RAMONA_S._DIAZ

Source: Courtesy of Thessaloniki International Documentary Festival

Ramona S Diaz

Filipino writer-producer-director Ramona S Diaz is unafraid of a fight.

She plans to release her politically controversial feature documentary And So It Begins in the Philippines herself later this year, galvanised by the rection to her 2003 film Imelda. The film premiered at Sundance in January and had its European premiere in the international competition of the Thessaloniki International Documentary Festival last week.

Imelda was about the life of former Filipino First Lady Imelda Marcos. Marcos unsuccessfully took Diaz to court in an attempt to stop  the documentary being shown in the Philippines.  

And So It Begins looks at the 2022 elections when presidential candidate Leni Robredo was up against populist right -wing leader Ferdinand ‘Bongbong’ Marcos, Jr.  As the film shows, the country’s political system is still badly scarred by the years under anti-democratic President Rodrigo Duterte.  

The film is being sold internationally by Cinephil, with Diaz handling the Filipino rights herself.

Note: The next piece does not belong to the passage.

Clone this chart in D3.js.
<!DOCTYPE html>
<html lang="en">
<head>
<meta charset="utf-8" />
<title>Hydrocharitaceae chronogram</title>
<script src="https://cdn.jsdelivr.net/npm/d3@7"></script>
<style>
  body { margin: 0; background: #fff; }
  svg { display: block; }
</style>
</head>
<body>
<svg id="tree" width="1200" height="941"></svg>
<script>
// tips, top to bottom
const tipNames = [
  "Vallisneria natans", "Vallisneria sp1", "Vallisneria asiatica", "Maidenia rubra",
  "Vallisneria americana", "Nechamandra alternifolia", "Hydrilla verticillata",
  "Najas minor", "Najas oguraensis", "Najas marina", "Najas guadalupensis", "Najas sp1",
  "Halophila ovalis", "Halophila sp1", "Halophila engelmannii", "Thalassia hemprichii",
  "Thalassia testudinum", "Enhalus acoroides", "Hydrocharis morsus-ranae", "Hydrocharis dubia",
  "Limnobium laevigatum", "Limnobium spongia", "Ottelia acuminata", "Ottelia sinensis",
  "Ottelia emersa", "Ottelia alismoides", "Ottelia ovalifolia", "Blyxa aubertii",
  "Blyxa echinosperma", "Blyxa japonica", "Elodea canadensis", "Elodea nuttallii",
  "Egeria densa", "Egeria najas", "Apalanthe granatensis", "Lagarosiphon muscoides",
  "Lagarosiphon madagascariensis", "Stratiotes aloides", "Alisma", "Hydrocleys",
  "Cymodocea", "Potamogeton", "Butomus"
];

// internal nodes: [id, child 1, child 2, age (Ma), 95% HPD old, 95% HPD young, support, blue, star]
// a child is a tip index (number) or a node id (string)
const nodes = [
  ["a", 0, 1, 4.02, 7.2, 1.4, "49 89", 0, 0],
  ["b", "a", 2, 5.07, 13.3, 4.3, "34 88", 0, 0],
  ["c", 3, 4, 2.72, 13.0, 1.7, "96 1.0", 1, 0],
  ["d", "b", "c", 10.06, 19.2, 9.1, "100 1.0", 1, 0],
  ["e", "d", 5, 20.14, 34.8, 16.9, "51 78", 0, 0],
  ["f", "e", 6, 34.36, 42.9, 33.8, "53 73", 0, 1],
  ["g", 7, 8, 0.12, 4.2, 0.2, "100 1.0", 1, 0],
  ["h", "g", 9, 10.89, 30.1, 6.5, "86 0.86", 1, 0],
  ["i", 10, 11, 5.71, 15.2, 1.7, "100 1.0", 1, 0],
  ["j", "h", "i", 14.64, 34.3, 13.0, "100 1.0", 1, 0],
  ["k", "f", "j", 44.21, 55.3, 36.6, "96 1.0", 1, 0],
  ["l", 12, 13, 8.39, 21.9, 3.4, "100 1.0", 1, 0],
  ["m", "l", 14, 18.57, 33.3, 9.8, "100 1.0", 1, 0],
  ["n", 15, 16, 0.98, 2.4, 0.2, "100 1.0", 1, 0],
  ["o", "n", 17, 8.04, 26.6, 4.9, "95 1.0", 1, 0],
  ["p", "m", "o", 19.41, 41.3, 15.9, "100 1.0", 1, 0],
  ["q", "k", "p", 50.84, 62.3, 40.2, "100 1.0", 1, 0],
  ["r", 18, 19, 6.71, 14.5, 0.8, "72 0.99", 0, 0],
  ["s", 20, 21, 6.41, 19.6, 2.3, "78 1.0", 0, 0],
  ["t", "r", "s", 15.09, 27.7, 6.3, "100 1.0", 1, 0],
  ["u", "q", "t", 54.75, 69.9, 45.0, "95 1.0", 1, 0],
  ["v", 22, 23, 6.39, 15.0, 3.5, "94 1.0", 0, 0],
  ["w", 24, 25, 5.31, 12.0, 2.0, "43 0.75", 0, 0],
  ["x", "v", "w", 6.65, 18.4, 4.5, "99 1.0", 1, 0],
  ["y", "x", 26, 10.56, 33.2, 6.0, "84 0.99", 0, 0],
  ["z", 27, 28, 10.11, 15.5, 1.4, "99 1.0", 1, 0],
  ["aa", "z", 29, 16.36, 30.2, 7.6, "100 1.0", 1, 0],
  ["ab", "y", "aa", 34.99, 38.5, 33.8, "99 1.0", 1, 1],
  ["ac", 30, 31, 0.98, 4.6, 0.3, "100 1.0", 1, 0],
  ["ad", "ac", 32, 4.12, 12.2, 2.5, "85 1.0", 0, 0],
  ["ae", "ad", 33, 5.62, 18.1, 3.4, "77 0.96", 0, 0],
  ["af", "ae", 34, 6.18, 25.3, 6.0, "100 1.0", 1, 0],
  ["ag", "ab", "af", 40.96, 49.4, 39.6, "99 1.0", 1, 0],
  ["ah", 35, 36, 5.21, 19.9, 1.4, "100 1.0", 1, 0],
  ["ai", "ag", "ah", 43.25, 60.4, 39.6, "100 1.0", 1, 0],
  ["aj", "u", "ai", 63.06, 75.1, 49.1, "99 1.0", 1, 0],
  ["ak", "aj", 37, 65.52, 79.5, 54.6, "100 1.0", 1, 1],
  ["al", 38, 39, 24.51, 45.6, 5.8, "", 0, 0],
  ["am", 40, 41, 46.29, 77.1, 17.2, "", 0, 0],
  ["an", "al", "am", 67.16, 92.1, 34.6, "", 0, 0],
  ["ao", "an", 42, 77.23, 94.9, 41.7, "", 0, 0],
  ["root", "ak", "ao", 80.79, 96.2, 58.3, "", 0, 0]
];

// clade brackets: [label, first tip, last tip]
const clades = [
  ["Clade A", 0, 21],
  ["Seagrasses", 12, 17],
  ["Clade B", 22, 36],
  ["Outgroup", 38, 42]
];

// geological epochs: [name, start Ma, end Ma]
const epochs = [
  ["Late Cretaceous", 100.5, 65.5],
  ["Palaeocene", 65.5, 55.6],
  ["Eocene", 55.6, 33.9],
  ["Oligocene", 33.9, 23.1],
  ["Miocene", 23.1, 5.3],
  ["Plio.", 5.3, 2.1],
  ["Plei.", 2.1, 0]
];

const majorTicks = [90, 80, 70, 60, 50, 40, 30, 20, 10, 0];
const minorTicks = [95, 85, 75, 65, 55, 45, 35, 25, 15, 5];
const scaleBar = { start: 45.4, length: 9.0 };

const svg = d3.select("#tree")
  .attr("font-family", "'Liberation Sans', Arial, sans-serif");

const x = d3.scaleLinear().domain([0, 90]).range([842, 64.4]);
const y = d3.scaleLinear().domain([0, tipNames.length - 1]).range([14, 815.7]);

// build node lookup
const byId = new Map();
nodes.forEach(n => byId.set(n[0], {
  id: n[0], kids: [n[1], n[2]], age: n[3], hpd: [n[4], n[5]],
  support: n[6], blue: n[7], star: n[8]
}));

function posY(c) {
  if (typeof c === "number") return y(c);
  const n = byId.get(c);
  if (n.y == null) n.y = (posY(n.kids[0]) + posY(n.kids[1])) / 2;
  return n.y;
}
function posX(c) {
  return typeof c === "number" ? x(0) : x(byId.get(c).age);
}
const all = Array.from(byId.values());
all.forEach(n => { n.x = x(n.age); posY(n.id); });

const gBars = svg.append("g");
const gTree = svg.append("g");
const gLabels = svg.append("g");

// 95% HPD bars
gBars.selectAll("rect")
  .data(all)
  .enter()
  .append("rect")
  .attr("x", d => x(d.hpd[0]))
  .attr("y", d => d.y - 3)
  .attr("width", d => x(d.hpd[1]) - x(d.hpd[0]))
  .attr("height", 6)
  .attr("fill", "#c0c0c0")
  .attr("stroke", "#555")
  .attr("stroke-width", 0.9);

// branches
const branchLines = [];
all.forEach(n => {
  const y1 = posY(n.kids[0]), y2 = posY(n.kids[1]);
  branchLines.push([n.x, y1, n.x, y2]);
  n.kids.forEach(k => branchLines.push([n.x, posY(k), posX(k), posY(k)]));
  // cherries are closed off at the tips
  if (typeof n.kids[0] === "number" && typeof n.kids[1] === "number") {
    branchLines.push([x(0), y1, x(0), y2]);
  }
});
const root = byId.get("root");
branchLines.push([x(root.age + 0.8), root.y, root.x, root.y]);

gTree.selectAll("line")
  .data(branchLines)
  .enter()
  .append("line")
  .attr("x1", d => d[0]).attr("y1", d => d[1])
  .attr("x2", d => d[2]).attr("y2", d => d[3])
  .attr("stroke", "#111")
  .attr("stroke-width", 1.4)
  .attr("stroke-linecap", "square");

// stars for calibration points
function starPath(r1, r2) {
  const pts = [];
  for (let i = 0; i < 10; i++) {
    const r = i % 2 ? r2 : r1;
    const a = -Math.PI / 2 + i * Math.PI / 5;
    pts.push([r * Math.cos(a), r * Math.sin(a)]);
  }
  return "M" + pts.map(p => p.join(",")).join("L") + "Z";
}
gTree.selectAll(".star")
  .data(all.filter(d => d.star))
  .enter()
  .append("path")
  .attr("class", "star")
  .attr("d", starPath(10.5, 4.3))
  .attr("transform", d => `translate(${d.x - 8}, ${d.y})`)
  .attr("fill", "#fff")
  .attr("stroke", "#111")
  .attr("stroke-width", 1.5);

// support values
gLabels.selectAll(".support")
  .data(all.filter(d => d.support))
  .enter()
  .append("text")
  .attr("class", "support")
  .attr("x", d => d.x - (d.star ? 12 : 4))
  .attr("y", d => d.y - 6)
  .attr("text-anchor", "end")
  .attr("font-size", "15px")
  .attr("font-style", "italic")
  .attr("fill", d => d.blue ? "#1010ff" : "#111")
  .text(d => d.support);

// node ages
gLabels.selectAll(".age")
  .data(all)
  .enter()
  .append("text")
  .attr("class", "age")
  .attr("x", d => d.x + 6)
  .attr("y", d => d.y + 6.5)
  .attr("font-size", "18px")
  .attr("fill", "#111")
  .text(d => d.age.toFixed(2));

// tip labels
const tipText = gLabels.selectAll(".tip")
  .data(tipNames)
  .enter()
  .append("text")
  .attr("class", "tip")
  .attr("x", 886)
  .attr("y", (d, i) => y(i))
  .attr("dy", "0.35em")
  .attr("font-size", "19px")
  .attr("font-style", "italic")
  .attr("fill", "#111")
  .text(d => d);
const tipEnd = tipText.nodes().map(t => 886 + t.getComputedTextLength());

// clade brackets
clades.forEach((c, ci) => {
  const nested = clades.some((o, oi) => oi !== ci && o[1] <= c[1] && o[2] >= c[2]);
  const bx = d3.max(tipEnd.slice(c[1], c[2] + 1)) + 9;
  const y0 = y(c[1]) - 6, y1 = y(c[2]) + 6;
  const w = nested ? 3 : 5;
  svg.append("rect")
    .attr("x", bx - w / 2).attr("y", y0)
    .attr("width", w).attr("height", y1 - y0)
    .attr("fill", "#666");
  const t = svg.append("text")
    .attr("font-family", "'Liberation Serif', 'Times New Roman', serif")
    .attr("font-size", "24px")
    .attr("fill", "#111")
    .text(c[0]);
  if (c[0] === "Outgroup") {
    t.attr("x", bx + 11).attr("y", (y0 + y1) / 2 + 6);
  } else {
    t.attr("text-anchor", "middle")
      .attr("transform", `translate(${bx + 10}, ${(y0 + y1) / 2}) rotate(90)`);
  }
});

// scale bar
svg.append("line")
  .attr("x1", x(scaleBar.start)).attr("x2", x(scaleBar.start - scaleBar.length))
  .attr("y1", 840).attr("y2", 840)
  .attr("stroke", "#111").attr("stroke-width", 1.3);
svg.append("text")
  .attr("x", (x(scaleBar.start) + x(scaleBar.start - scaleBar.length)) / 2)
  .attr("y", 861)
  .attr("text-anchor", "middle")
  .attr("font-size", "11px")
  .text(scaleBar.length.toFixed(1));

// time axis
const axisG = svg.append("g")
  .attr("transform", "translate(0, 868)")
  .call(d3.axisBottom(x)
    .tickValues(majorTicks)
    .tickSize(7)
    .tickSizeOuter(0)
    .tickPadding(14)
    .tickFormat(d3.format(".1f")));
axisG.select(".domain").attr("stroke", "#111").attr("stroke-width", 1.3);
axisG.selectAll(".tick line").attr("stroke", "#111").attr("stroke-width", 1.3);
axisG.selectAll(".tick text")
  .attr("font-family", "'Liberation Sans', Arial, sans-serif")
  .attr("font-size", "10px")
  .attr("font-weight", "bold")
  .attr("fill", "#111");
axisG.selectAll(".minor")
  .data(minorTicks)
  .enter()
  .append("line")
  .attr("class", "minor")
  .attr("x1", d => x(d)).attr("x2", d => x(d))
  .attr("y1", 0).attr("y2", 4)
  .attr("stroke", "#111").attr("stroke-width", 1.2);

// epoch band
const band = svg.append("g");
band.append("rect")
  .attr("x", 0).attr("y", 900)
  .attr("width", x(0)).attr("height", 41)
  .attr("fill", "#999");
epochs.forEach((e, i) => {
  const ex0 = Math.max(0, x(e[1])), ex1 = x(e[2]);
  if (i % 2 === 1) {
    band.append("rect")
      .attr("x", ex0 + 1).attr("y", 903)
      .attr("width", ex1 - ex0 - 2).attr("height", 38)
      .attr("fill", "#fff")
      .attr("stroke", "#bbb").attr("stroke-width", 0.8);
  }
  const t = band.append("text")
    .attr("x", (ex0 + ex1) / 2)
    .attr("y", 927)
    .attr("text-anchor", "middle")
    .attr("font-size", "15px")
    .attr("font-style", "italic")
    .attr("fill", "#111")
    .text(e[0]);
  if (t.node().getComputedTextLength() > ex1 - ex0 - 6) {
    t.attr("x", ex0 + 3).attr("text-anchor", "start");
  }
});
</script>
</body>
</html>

She says the aim is to premiere And So It Begins at a festival in Manila and then to follow up with a release. It is yet to be decided whether this will be a conventional theatrical roll-out or if the doc will be seen as part of a ‘social impact” campaign aimed at schools and legislators. 

Although Diaz is hopeful she will  secure the necessary release permit from the government she knows the film remains a tough sell.

“At the end of the day, it’s still a documentary. It’s still a hard push. Very few documentaries get a commercial run [in the Philippines],” she explains. 

Diaz’s 2020 film A Thousand Cuts was primarily watched by Filipino audiences on YouTube after no local broadcasters or distributors picked it up.  It followed the Nobel prize- winner Maria Ressa, the journalist and co-founder of website Rappler, and her courageous fight back against President Duterte’s attempts to muzzle a free press. 

And So It Begins

Source: Cinephil

‘And So It Begins’

Ressa also features in And So It Begins and attended the CPH:DOX premiere at the weekend. 

Twenty years on from Imelda, Diaz is not expecting quite the same push-back from Imelda’s son, ‘Bongbong’ Marcos Jr [who won the 2022 election] over the new film. 

“It is very important for this President to be seen as a statesman,” she suggests. “He cares deeply what the world thinks about him. He is trying to re-write and launder the Marcos name. For him to come down on that [the documentary] would be unwise. I don’t think he will do it.”

And if he does, there could be an upside. Imelda went on to gross more than Spider-Man 2 in terms of box-office gross in cinemas of Filipino capital Manila

“[Imedla Marcos] was probably was my best publicist ever,” says Diaz of Marcos’s role in getting the movie noticed.  “She sued me for invasion of privacy and sullying her good name.” 

“At the end of the day, it’s still a documentary. It’s still a hard push. Very few documentaries get a commercial run [in the Philippines],” the director said.

And So It Begins will show in the US on PBS Independent Lens. It was executive produced by David and Linda Cornfield.